◆ What to work on: The lines from the top of the material below through the line containing "ax = fig.add_axes([169" are to be printed exactly, with pictures omitted.

==== Data excerpt ====

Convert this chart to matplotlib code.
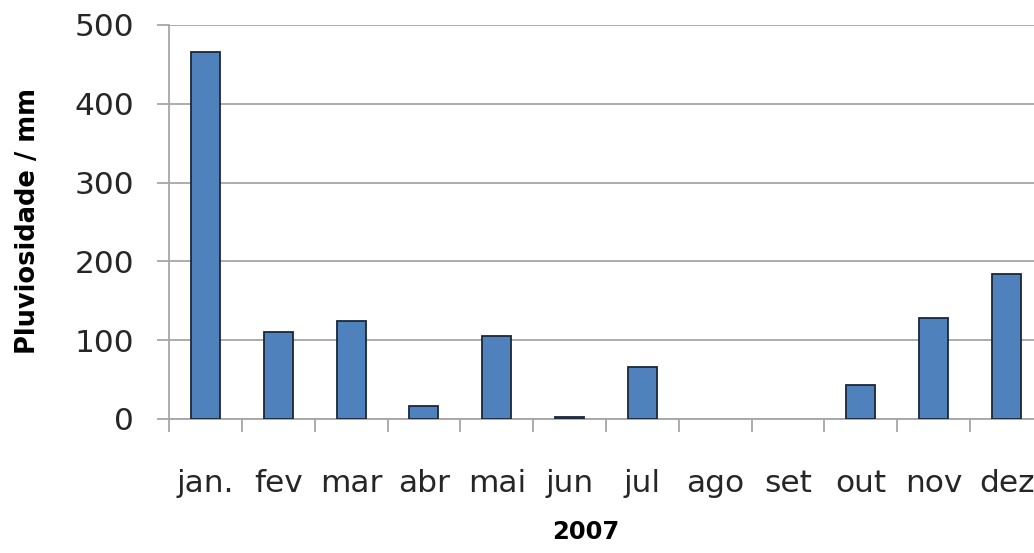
import matplotlib
matplotlib.use("Agg")
import matplotlib.pyplot as plt
import numpy as np

months = ["jan.", "fev", "mar", "abr", "mai", "jun", "jul", "ago", "set", "out", "nov", "dez"]
rain_mm = [466, 110, 124, 16, 105, 2, 66, 0, 0, 43, 128, 184]
y_ticks = [0, 100, 200, 300, 400, 500]

plt.rcParams['font.family'] = ['DejaVu Sans']

W, H = 1034, 553
fig = plt.figure(figsize=(W / 100, H / 100), dpi=100)
ax = fig.add_axes([169 / W, 1 - 419 / H, (1043 - 169) / W, (419 - 25) / H])

x = np.arange(len(months))
edges = ["#1B2738" if v > 0 else "none" for v in rain_mm]
ax.bar(x, rain_mm, width=0.4, color="#4F81BD", edgecolor=edges, linewidth=1.3, zorder=3)

ax.set_xlim(-0.5, len(months) - 0.5)
ax.set_ylim(0, 500)
ax.set_yticks(y_ticks)
ax.yaxis.grid(True, color="#A6A6A6", linewidth=1.3, zorder=0)
ax.set_axisbelow(True)

# x-axis ticks at category boundaries
ax.set_xticks(np.arange(-0.5, len(months) + 0.5, 1.0))
ax.set_xticklabels([])
ax.set_xticks(x, minor=True)
ax.set_xticklabels(months, minor=True, fontsize=22.5, color="#262626")
ax.tick_params(axis="x", which="minor", length=0, pad=36)
ax.tick_params(axis="x", which="major", length=9, width=1.3, color="#A6A6A6")
ax.tick_params(axis="y", length=9, width=1.3, color="#A6A6A6", labelsize=22.5, labelcolor="#262626", pad=16)

for s in ["top", "right"]:
    ax.spines[s].set_visible(False)
ax.spines["left"].set_color("#A6A6A6")
ax.spines["left"].set_linewidth(1.3)
ax.spines["bottom"].set_color("#A6A6A6")
ax.spines["bottom"].set_linewidth(1.3)

fig.text(28 / W, 1 - 221 / H, "Pluviosidade / mm", rotation=90, ha="center", va="center",
         fontsize=18.5, fontweight="bold", color="#000000")
fig.text(586 / W, 1 - 532 / H, "2007", ha="center", va="center",
         fontsize=17.5, fontweight="bold", color="#000000")

fig.savefig("out.png", dpi=100)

====

◆ Answer below:
Convert this chart to matplotlib code.
import matplotlib
matplotlib.use("Agg")
import matplotlib.pyplot as plt
import numpy as np

months = ["jan.", "fev", "mar", "abr", "mai", "jun", "jul", "ago", "set", "out", "nov", "dez"]
rain_mm = [466, 110, 124, 16, 105, 2, 66, 0, 0, 43, 128, 184]
y_ticks = [0, 100, 200, 300, 400, 500]

plt.rcParams['font.family'] = ['DejaVu Sans']

W, H = 1034, 553
fig = plt.figure(figsize=(W / 100, H / 100), dpi=100)
ax = fig.add_axes([169 / W, 1 - 419 / H, (1043 - 169) / W, (419 - 25) / H])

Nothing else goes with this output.